== Task prompt ==
Reproduce exactly the lines below, from the first one through the line containing "from bokeh.resources import INLINE", and omit any pictures.
begin Source excerpt
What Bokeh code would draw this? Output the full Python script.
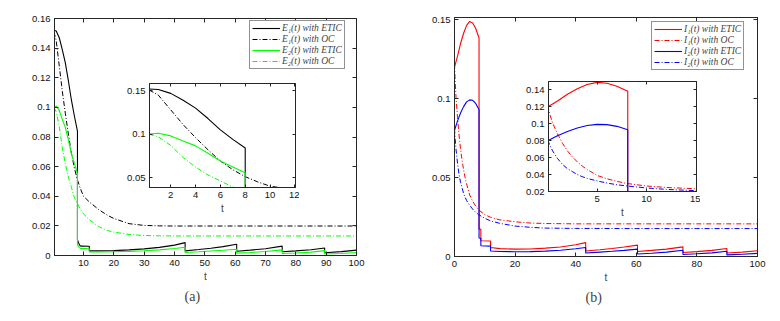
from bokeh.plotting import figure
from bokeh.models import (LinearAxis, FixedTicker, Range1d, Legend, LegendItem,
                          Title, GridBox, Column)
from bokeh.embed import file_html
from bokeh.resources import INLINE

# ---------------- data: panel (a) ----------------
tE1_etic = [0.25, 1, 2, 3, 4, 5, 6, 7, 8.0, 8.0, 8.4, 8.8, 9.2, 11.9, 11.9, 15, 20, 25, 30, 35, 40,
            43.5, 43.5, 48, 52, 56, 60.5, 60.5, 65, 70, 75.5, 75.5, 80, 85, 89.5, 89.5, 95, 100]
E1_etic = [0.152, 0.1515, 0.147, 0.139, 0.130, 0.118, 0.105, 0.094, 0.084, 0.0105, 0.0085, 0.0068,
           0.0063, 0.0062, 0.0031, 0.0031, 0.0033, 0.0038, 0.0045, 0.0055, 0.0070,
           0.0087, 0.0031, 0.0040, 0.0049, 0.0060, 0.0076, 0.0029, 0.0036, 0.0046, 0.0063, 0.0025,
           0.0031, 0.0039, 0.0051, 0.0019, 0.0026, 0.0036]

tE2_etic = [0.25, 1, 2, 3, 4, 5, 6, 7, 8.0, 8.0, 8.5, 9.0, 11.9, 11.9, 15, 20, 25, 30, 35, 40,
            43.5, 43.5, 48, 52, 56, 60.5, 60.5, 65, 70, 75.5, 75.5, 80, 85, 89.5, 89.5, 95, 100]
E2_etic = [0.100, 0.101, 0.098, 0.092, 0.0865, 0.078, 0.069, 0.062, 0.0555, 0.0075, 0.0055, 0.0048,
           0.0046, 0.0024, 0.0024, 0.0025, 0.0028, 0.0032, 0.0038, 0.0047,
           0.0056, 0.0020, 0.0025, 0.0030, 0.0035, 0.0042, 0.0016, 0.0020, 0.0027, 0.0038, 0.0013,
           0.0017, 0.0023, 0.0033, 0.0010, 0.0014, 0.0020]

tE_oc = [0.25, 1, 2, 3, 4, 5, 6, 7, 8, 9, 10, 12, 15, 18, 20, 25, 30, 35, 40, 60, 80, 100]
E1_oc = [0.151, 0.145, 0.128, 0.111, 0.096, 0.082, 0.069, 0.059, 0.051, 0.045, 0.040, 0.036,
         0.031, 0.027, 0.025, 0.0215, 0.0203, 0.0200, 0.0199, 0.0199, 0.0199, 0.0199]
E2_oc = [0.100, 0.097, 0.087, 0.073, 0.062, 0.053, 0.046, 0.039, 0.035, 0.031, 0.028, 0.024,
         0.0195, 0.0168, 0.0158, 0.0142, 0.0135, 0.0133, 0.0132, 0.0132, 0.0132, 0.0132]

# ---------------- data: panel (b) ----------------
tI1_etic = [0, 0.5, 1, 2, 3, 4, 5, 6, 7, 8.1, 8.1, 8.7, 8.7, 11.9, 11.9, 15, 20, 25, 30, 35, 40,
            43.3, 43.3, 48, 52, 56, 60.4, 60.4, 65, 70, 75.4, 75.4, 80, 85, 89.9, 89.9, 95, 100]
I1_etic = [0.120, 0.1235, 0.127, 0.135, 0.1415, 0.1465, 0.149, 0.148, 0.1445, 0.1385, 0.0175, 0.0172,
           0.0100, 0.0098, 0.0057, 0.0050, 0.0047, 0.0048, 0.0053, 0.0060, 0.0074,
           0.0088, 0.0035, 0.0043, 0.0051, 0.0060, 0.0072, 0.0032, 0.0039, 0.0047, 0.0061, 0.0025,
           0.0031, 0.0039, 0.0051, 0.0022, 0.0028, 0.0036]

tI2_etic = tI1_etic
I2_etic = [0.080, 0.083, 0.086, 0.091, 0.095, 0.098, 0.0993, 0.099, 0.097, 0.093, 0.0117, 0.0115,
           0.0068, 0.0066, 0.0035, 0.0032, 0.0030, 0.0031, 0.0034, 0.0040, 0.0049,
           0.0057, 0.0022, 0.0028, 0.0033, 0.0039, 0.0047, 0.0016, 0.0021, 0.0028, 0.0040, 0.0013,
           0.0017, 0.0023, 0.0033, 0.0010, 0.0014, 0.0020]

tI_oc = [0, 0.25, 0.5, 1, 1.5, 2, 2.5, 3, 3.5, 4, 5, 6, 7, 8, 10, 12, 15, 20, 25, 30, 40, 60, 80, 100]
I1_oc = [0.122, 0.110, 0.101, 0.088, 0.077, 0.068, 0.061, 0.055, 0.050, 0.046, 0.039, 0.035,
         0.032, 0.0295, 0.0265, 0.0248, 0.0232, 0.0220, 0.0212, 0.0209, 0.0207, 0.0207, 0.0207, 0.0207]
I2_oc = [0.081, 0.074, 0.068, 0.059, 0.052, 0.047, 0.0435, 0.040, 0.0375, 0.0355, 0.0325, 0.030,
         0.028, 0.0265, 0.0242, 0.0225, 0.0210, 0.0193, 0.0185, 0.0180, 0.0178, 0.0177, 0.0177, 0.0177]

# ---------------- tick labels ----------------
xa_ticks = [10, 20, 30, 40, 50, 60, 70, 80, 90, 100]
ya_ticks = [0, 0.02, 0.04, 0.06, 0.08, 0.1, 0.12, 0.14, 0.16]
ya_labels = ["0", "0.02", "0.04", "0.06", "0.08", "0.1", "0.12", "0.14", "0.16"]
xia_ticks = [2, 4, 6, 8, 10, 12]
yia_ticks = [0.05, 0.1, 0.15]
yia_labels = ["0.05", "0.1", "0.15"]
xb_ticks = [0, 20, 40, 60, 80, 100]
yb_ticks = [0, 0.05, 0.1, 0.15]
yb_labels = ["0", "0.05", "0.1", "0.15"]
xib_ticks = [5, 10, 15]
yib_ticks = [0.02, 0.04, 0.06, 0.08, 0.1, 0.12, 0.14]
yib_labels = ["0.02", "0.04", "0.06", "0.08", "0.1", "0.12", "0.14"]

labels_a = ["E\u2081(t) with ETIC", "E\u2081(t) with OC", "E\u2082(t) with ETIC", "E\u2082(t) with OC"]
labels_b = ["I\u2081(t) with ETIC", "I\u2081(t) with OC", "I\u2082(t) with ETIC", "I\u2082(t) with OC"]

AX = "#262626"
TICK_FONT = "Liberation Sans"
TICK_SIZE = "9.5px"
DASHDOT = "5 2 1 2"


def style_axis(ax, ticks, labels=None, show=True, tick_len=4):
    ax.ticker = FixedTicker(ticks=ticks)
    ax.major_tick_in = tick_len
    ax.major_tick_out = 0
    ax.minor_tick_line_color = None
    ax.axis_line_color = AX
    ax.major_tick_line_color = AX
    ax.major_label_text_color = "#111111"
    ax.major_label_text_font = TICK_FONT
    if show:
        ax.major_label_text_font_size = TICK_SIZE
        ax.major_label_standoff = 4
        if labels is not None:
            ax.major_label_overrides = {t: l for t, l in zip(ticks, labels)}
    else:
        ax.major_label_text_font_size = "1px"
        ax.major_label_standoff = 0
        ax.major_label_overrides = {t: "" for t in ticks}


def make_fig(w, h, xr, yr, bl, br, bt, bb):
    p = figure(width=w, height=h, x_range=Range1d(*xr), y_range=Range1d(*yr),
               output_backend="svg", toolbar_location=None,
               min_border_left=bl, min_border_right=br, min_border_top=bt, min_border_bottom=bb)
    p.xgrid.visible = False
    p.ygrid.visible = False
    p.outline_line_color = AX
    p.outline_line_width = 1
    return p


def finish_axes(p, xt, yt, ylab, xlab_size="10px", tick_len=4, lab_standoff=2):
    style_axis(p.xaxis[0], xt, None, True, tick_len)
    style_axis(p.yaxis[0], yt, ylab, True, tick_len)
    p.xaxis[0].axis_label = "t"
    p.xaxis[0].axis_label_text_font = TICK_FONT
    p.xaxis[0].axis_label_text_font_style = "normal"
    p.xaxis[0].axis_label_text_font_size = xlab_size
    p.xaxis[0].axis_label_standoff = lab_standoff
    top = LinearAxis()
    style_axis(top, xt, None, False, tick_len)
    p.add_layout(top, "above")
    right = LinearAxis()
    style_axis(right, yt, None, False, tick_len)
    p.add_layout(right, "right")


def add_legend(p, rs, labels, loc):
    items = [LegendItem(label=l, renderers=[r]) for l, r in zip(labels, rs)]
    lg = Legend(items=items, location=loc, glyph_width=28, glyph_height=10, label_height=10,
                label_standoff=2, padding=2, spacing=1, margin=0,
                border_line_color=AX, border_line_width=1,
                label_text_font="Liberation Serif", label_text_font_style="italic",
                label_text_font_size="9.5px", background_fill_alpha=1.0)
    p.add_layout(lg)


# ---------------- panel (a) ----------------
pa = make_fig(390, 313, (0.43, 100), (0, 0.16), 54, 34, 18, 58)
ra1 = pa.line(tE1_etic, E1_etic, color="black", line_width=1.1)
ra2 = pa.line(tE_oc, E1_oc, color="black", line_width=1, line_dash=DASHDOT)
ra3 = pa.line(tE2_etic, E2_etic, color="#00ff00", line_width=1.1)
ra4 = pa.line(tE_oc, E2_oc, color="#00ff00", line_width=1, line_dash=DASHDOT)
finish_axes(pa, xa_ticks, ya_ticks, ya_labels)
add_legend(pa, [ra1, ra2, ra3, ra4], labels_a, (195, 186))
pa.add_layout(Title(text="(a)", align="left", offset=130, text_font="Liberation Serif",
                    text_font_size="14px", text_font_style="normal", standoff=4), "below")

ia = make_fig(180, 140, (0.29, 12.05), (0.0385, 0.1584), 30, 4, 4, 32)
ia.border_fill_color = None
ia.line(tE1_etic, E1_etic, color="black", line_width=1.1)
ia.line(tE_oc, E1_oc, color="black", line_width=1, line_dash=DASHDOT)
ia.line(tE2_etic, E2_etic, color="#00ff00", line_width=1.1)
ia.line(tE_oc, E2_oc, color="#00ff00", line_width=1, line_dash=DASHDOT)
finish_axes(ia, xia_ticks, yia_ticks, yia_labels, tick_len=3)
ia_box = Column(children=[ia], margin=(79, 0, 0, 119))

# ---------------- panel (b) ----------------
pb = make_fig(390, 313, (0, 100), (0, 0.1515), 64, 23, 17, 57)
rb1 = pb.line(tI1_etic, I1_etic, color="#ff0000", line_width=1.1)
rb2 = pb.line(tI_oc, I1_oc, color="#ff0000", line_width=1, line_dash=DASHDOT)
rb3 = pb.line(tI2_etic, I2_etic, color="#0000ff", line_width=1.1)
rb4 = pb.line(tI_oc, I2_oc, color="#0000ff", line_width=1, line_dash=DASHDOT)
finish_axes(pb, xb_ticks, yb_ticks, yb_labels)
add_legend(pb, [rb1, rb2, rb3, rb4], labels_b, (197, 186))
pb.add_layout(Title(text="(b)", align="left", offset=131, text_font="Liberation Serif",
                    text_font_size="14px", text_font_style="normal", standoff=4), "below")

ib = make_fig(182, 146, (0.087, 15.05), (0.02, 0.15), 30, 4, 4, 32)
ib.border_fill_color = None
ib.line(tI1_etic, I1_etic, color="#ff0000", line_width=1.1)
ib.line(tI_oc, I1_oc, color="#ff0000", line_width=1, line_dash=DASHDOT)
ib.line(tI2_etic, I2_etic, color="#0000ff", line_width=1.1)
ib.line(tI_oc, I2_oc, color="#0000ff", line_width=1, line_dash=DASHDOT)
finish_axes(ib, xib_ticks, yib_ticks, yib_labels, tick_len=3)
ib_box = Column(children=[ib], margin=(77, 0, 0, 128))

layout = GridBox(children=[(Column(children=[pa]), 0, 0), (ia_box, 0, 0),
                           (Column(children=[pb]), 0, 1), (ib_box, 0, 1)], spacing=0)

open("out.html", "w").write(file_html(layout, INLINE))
end Source excerpt
== Result of this task ==
What Bokeh code would draw this? Output the full Python script.
from bokeh.plotting import figure
from bokeh.models import (LinearAxis, FixedTicker, Range1d, Legend, LegendItem,
                          Title, GridBox, Column)
from bokeh.embed import file_html
from bokeh.resources import INLINE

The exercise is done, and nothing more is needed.